Representing one of the artist’s first forays into abstraction out of figuration, this early, large-scale, singular painting from 1959 informs and anticipates many of Diebenkorn’s later series, such as his iconic Ocean Park series. While influenced by Clyfford Still’s teachings at the California School of Fine Arts, the present work represents a West coast consolidation of the Bay Area Figurative Movement and Abstract schools. Paintings from the pivotal year of 1959 are extremely rare – the last time a major large-scale work by Diebenkorn of this date came to auction was in 1998, when Sotheby’s sold Ocean from a Window from the Reader’s Digest Collection for a then-world record auction price. All of the other large-scale paintings that the artist executed in 1959 are in museums, including the San Francisco Museum of Modern Art, the Nelson-Atkins Museum of Art, and the Oakland Museum of California.
MASTERWORKS ON PAPER
Works on paper are a critical component of the Andersons’ collection, and their renowned assembly of masterworks on paper is a hallmark of their legacy. The exceptional examples on offer this May demonstrate the couple’s connoisseurship, led by two works by Mark Rothko. Green, Blue, Green from 1969 is a dazzling embodiment of his legendary abstractions and represents the artist’s career-long pursuit of aesthetic transcendence through color and light. Rothko produced exceptional paintings on paper throughout his career that rank among the richest examples of color within his output. Here the blue and green tones hover over one another, transporting the viewer into a deeply contemplative state – archetypal of the artist’s most accomplished chromatic compositions. In addition, Property from the Collection of Harry W. & Mary Margaret Anderson features Rothko’s Untitled from 1945, a Surrealist work on paper that will be offered in the Contemporary Art Day Auction.
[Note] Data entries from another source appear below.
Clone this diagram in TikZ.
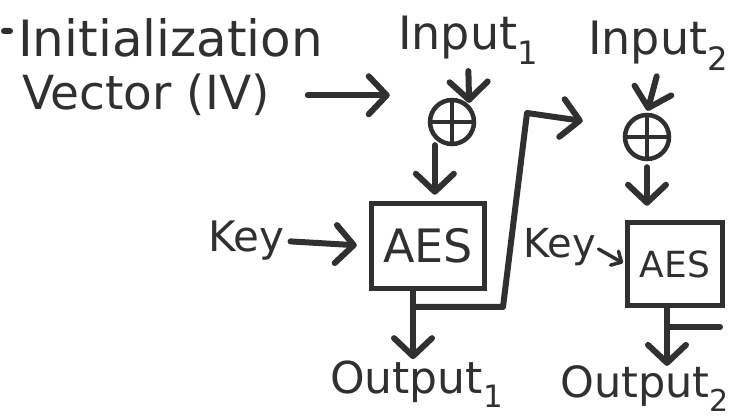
\documentclass[tikz,border=0pt]{standalone}
\usepackage{fontspec}
\setmainfont{DejaVu Sans}
\usepackage{tikz}
\usetikzlibrary{arrows.meta}
\definecolor{ink}{HTML}{303030}

\begin{document}
\begin{tikzpicture}[x=1pt, y=-1pt]
    \tikzstyle{t} = [text=ink, inner sep=0pt, anchor=base west, font=\fontsize{46}{55}\selectfont];
    \tikzstyle{xo} = [circle, draw=ink, line width=4.5pt, minimum size=44pt, inner sep=0pt,
      path picture={\draw[ink, line width=3.5pt]
        (path picture bounding box.north) -- (path picture bounding box.south)
        (path picture bounding box.west) -- (path picture bounding box.east);}];
    \tikzstyle{aes} = [rectangle, draw=ink, line width=5.5pt, text=ink, inner sep=0pt,
      minimum width=113pt, minimum height=85pt, font=\fontsize{46}{55}\selectfont];
    \useasboundingbox (0,0) rectangle (739,419);

    \node (dot) at (7,31) [fill=ink, minimum width=12pt, minimum height=6pt, inner sep=0pt, rounded corners=3pt] {};
    \node (iv_a) at ( 18, 57) [t, font=\fontsize{50}{60}\selectfont] {Initialization};
    \node (iv_b) at ( 22,110) [t, font=\fontsize{47}{56}\selectfont] {Vector (IV)};
    \node (in_1) at (398, 50) [t] {Input\textsubscript{1}};
    \node (in_2) at (588, 55) [t] {Input\textsubscript{2}};
    \node (key_1) at (208,252) [t, font=\fontsize{42}{50}\selectfont] {Key};
    \node (key_2) at (523,258) [t, font=\fontsize{40}{48}\selectfont] {Key};
    \node (out_1) at (330,394) [t, font=\fontsize{44}{52}\selectfont] {Output\textsubscript{1}};
    \node (out_2) at (560,398) [t, font=\fontsize{43}{52}\selectfont] {Output\textsubscript{2}};

    \node (xor_1) at (452,122) [xo] {};
    \node (xor_2) at (647,137) [xo] {};
    \node (aes_1) at (428,246) [aes] {AES};
    \node (aes_2) at (675,264) [aes, minimum width=95pt, minimum height=83pt,
      font=\fontsize{36}{43}\selectfont] {AES};

    \coordinate (fb_1) at (413,307);
    \coordinate (fb_2) at (503,307);
    \coordinate (fb_3) at (527,113);
    \coordinate (fb_4) at (668,327);
    \coordinate (fb_5) at (720,327);

    \begin{scope}[ink, line width=6pt, line cap=round, line join=round,
                  -{Straight Barb[round, length=18pt, width=38pt]}]
      \draw[shorten <=38pt, shorten >=38pt] (iv_b.east) -- (iv_b.east -| xor_1.west);
      \draw[shorten <=6pt, shorten >=2pt] (in_1.south) -- (xor_1.north east);
      \draw[shorten <=6pt, shorten >=2pt] (in_2.south) -- (xor_2.north);
      \draw[shorten <=6pt, shorten >=6pt] (xor_1.south west) -- (xor_1.south west |- aes_1.north);
      \draw[shorten <=6pt, shorten >=14pt] (xor_2.south) -- (xor_2.south |- aes_2.north);
      \draw[shorten <=6pt, shorten >=12pt] (key_1.east) -- (aes_1.west);
      \draw[shorten >=2pt] ([xshift=-15pt]aes_1.south) -- ([xshift=-15pt]aes_1.south |- out_1.north);
      \draw ([xshift=-8pt]aes_2.south) -- ([xshift=-8pt]aes_2.south |- out_2.north);
      \draw (fb_1) -- (fb_2) -- (fb_3) -- ([xshift=-40pt, yshift=16pt]xor_2.west);
      \draw[line width=3.5pt, -{Straight Barb[round, length=8pt, width=16pt]}, shorten <=3pt, shorten >=2pt]
        (key_2.east) -- (aes_2.west);
      \draw[-] (fb_4) -- (fb_5);
    \end{scope}
\end{tikzpicture}
\end{document}
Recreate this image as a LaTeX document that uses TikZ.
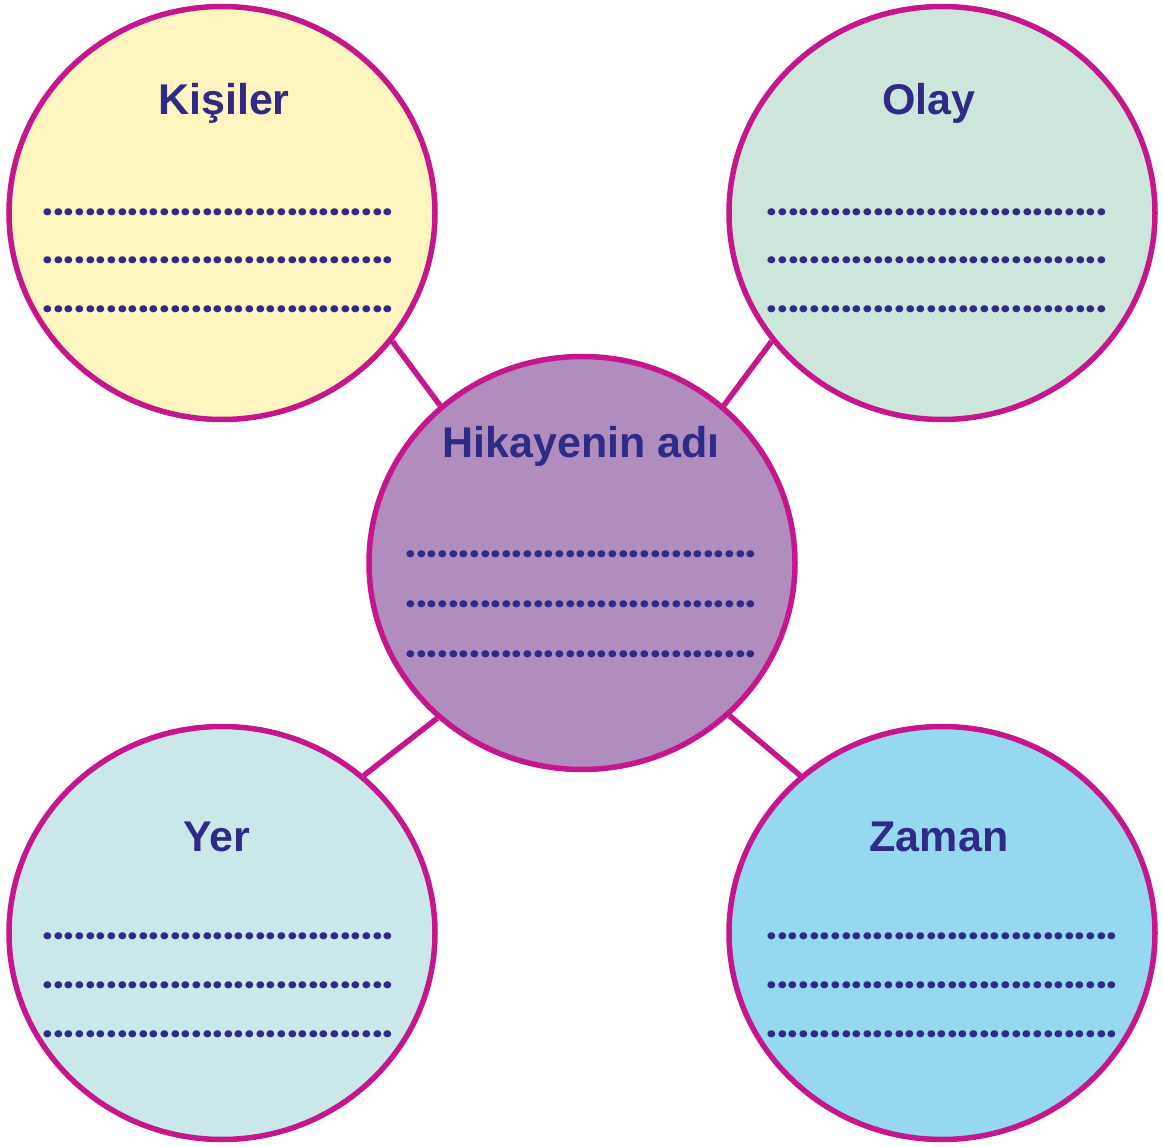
\documentclass[tikz,border=0pt]{standalone}
\usepackage{fontspec}
\setmainfont{Liberation Sans}
\newfontfamily\dotfont{Poppins}
\usetikzlibrary{shapes.geometric}

\definecolor{rim}{HTML}{C5168C}
\definecolor{ink}{HTML}{2E2A86}
\definecolor{kisfill}{HTML}{FEF6BE}
\definecolor{olayfill}{HTML}{CCE6DC}
\definecolor{hikfill}{HTML}{B18CBE}
\definecolor{yerfill}{HTML}{CAE8E9}
\definecolor{zamfill}{HTML}{96D8F0}

\newcommand{\dotsLong}{.................................}
\newcommand{\dotsShort}{................................}

\begin{document}
\begin{tikzpicture}[x=1pt, y=-1pt,
		bubble/.style={draw=rim, line width=5.5pt, ellipse, inner sep=0pt, minimum width=426pt, minimum height=413pt},
		title/.style={anchor=base, text=ink, inner sep=0pt, font=\fontsize{43}{50}\selectfont\bfseries},
		dotrow/.style={anchor=base, text=ink, inner sep=0pt, font=\dotfont\fontsize{37.7}{44}\selectfont\bfseries},
		link/.style={draw=rim, line width=5.5pt}]
				\useasboundingbox (0,0) rectangle (1163,1147);

				\node (kis) [bubble, fill=kisfill] at (222,213) {};
				\node (olay) [bubble, fill=olayfill] at (942,213) {};
				\node (hik) [bubble, fill=hikfill] at (582,563) {};
				\node (yer) [bubble, fill=yerfill] at (222,933) {};
				\node (zam) [bubble, fill=zamfill] at (942,933) {};

				\draw[link] (kis.-37) -- (hik.132);
				\draw[link] (olay.217) -- (hik.48);
				\draw[link] (yer.48) -- (hik.227);
				\draw[link] (zam.132) -- (hik.-46);

				\node (kisT) [title] at (224,115) {Kişiler};
				\node (olayT) [title] at (929,115) {Olay};
				\node (hikT) [title] at (581,458) {Hikayenin adı};
				\node (yerT) [title] at (217,851) {Yer};
				\node (zamT) [title] at (939,851) {Zaman};

				\foreach \y [count=\i] in {216,264,313} {
					\node (kisD\i) [dotrow] at (218,\y) {\dotsLong};
					\node (olayD\i) [dotrow] at (937,\y) {\dotsShort};
				}
				\foreach \y [count=\i] in {558,608,657}
				\node (hikD\i) [dotrow] at (581,\y) {\dotsLong};
				\foreach \y [count=\i] in {939,988,1037} {
					\node (yerD\i) [dotrow] at (218,\y) {\dotsLong};
					\node (zamD\i) [dotrow] at (942,\y) {\dotsLong};
				}
\end{tikzpicture}
\end{document}
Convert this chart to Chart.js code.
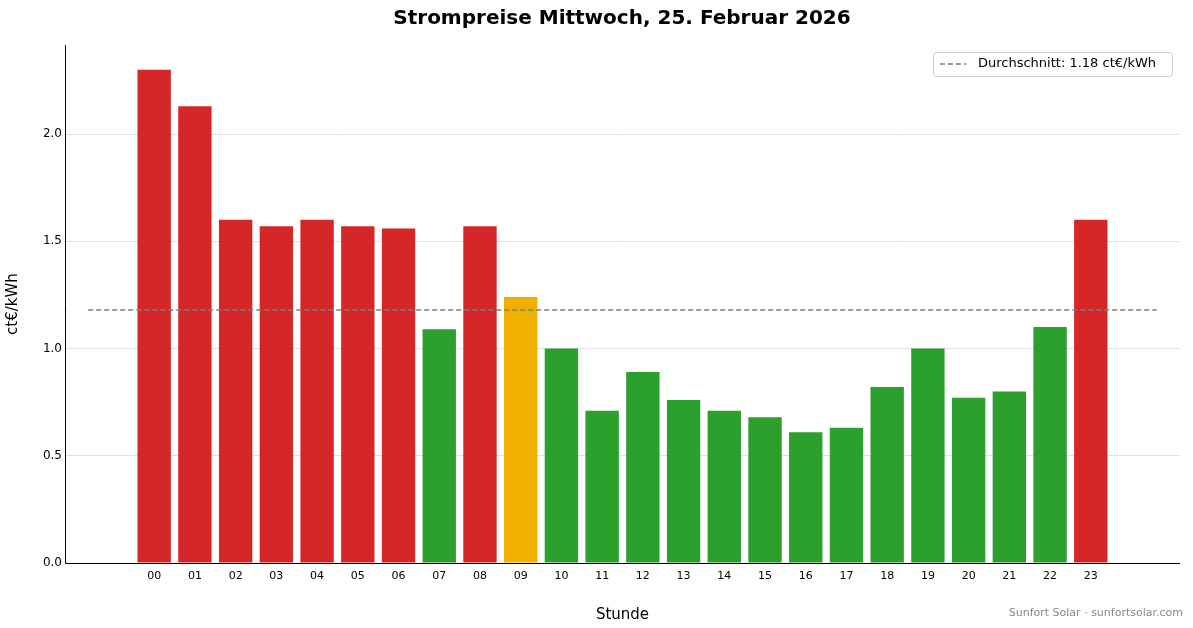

Also complementing the selection are a group of significant prints by Barnett Newman and Jasper Johns. Avid print collectors, the Andersons gave a gift of nearly 700 prints to the Fine Arts Museums of San Francisco in 1996.
SCULPTURE
European sculpture always formed a key capsule narrative within the Andersons’ collection. Sotheby’s May auctions feature exceptional examples by Henry Moore, David Smith and Jacques Lipchitz, led by Moore’s superb Reclining Connected Forms – cast in 1969, just one year after his acclaimed 1968 retrospective at the Tate Gallery. This bold sculpture exemplifies the artist’s dedication to experimentation and heightened abstraction during the 1960s, and includes aspects of the three defining subjects that recur throughout Moore’s oeuvre: the reclining figure, the dichotomy between internal and external forms, and the mother and child. Measuring nearly 7 feet across, Reclining Connected Forms is distinguished as one of the few purely abstract compositions that he executed on this monumental scale.